Naquela disputa, que os acreanos acompanharam ao vivo pelo Amazon Sat, Santo enfrentou problemas com a bicicleta e não obteve o resultado esperado. No ano seguinte, ficou em segundo lugar. No terceiro, foi campeão.
“Depois o Campos me disse: ‘olha só se eu não tivesse feito aquele investimento’. Por isso sou muito grato a ele por tudo o que consegui conquistar para o nosso estado e para o nosso município”, ressalta.
Parada e renascimento após uma perda dolorosa
Após parar de competir, Santo passou 18 anos afastado do ciclismo. O corpo sentiu: o peso quase dobrou, de 68 para 115 quilos. Mas o que mais pesava era o vazio emocional deixado pela morte precoce de Elizete, sua esposa e grande incentivadora.
“Ela sempre dizia pra eu voltar a pedalar. Só depois que ela se foi é que entendi o quanto isso fazia falta pra mim. O esporte é pro corpo e pra mente”, afirma, com a voz embargada.

A bicicleta, então, voltou a ser, segundo suas palavras, um remédio físico e espiritual. O retorno às competições veio neste ano, na categoria Master, e logo os resultados começaram a aparecer. Em setembro passado, Santo foi campeão de uma prova de Mountain Bike em Puerto Maldonado, no Peru. No último fim de semana, no encerramento do Campeonato Acreano de Ciclismo, quando sagrou-se vice-campeão na sua categoria, venceu as provas Contra o Relógio e de Circuito.

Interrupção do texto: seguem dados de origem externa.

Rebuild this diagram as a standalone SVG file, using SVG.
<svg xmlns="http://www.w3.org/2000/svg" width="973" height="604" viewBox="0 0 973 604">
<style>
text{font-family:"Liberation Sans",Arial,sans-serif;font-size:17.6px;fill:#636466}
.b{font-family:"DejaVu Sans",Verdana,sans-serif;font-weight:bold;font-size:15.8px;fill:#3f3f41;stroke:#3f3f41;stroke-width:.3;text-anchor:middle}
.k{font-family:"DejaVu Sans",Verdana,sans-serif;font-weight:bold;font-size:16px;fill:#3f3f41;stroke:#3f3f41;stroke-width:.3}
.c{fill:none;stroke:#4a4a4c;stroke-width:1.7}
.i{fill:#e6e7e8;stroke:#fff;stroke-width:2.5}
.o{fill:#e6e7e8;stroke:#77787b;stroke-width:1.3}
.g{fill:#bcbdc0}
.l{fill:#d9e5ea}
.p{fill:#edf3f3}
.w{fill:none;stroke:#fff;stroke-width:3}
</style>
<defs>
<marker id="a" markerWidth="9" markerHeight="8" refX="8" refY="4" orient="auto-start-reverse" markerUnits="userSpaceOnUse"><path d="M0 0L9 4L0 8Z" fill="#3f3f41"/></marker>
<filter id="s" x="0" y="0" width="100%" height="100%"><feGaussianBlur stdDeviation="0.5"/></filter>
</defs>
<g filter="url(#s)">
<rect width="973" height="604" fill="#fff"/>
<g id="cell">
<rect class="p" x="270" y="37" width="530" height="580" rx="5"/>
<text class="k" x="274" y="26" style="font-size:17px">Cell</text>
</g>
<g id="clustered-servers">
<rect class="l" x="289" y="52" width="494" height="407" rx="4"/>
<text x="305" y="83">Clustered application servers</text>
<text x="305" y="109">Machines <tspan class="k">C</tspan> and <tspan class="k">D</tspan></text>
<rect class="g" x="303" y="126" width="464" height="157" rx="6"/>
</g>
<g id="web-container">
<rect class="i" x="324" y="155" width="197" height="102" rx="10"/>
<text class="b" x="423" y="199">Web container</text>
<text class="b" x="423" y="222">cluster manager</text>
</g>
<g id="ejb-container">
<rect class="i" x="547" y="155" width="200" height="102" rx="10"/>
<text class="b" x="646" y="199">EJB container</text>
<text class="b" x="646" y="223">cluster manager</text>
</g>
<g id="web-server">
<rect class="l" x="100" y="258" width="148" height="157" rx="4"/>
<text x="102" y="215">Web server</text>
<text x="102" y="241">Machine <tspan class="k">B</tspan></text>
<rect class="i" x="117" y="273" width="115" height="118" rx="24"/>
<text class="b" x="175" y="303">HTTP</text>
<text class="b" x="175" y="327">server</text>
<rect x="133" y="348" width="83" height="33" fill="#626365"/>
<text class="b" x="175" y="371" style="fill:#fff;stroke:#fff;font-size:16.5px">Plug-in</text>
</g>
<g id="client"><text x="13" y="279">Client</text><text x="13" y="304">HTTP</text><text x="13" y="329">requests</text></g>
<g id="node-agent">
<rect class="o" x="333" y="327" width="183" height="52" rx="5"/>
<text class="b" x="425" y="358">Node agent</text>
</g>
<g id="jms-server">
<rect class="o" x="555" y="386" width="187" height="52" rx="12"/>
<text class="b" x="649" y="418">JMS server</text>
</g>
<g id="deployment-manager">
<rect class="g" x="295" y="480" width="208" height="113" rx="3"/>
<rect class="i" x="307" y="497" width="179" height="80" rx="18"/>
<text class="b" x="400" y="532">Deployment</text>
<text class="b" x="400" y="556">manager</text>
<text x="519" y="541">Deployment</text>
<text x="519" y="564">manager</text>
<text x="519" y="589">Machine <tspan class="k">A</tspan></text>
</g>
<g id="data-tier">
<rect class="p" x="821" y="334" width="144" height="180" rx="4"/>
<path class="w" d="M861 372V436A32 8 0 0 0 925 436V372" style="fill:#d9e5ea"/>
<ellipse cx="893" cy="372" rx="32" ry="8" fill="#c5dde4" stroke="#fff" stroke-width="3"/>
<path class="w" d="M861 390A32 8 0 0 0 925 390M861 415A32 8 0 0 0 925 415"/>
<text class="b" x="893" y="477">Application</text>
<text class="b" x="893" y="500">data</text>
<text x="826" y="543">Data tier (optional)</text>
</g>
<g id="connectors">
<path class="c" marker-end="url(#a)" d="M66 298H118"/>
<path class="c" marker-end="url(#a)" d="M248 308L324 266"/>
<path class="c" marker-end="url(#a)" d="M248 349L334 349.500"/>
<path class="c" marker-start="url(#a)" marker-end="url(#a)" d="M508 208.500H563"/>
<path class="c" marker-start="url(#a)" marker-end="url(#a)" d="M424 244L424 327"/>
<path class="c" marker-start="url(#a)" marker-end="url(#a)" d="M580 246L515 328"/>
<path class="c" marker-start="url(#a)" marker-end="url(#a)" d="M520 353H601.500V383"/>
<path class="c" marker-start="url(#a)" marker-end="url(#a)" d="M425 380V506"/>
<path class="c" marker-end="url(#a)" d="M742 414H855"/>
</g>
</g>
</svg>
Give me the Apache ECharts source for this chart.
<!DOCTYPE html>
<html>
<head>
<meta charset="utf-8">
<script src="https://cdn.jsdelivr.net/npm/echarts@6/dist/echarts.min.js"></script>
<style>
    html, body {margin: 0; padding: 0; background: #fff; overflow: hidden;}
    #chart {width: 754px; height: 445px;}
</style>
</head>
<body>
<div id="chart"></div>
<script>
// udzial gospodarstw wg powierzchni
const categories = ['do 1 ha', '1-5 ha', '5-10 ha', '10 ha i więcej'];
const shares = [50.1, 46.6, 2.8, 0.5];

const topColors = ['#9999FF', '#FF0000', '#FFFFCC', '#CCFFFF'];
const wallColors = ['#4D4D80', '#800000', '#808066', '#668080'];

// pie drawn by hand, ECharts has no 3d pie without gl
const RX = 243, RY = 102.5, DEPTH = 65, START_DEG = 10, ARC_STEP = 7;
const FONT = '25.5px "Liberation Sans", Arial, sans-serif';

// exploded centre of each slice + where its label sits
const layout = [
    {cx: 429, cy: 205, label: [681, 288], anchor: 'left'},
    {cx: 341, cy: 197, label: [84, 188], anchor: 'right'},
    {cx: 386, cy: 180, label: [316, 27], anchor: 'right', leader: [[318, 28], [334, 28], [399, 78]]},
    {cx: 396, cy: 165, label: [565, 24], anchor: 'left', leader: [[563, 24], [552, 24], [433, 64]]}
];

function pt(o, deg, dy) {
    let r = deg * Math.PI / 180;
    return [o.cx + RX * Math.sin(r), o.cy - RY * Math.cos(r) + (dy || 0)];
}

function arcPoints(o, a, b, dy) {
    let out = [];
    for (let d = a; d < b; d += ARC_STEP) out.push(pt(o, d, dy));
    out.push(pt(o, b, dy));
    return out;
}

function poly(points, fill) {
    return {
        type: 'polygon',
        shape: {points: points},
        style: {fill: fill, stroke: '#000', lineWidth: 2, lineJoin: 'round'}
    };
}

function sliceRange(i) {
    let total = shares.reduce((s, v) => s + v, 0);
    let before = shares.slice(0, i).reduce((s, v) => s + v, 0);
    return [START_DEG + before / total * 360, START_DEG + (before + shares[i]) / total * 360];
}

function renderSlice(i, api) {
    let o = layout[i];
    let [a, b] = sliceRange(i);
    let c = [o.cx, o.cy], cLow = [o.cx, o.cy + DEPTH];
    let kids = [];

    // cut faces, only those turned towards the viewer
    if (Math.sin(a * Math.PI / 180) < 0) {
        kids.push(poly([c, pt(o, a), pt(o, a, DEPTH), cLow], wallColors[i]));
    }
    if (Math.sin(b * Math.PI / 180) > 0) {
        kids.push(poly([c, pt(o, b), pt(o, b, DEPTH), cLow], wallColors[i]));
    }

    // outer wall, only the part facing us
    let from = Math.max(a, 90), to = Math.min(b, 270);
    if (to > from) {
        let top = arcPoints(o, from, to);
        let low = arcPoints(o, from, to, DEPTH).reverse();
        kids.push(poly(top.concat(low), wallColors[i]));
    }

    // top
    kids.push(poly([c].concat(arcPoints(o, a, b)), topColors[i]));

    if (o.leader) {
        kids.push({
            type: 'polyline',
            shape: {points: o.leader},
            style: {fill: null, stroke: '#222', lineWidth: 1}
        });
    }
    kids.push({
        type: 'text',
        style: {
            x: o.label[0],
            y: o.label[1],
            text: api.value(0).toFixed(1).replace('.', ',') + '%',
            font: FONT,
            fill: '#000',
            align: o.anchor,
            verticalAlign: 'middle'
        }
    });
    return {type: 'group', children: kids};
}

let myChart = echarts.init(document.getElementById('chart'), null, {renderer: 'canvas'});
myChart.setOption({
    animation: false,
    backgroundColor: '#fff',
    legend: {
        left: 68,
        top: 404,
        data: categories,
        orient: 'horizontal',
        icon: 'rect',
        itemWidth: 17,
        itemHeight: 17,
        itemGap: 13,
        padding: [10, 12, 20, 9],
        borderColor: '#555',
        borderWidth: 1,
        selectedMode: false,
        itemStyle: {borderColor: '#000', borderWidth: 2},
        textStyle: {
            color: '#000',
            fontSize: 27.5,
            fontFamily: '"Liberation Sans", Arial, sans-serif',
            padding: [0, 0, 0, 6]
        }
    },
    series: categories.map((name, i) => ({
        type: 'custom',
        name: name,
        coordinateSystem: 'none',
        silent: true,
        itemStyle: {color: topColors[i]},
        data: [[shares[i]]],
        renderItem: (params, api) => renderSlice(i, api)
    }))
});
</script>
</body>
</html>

Em novembro, ele volta ao Peru, onde disputará, em Cuzco, uma competição de speed — modalidade de ciclismo de estrada, focada em alta velocidade em vias pavimentadas. Ele diz que na bagagem, além das bicicletas e equipamentos, leva uma nova motivação:
“Hoje, o que me move é inspirar os jovens. Quero que eles entendam que o esporte transforma, que é caminho de disciplina, saúde e orgulho pela nossa terra.”
O retorno às origens e o reencontro com Xapuri
De volta a Xapuri desde 2006, onde vive com o casal de filhos, Juliana e Erick, e com o genro Kevin, Santo Vidal encontrou apoio em velhos amigos, que o ajudam, cada qual à sua maneira, a manter-se nas competições, e na Prefeitura do município, que tem se disponibilizado a dar suporte à sua continuidade no esporte.
“O carinho do povo daqui é o que me dá energia. Sempre sonhei em viver e morrer aqui. É o lugar onde me reencontro.”
Com a voz de quem já viu o tempo girar como a roda de sua bicicleta, Santo resume sua jornada com simplicidade:
“A máquina estava só empoeirada, mas a memória muscular ficou. O corpo pode cansar, mas o amor pelo ciclismo e por Xapuri nunca enferruja.”
A bicicleta, para ele, segue sendo mais que um instrumento de esporte. Mais do que uma companheira de estrada, uma ponte entre o menino que sonhava na beira do rio e o homem que pedalou para transformar sonhos em conquistas.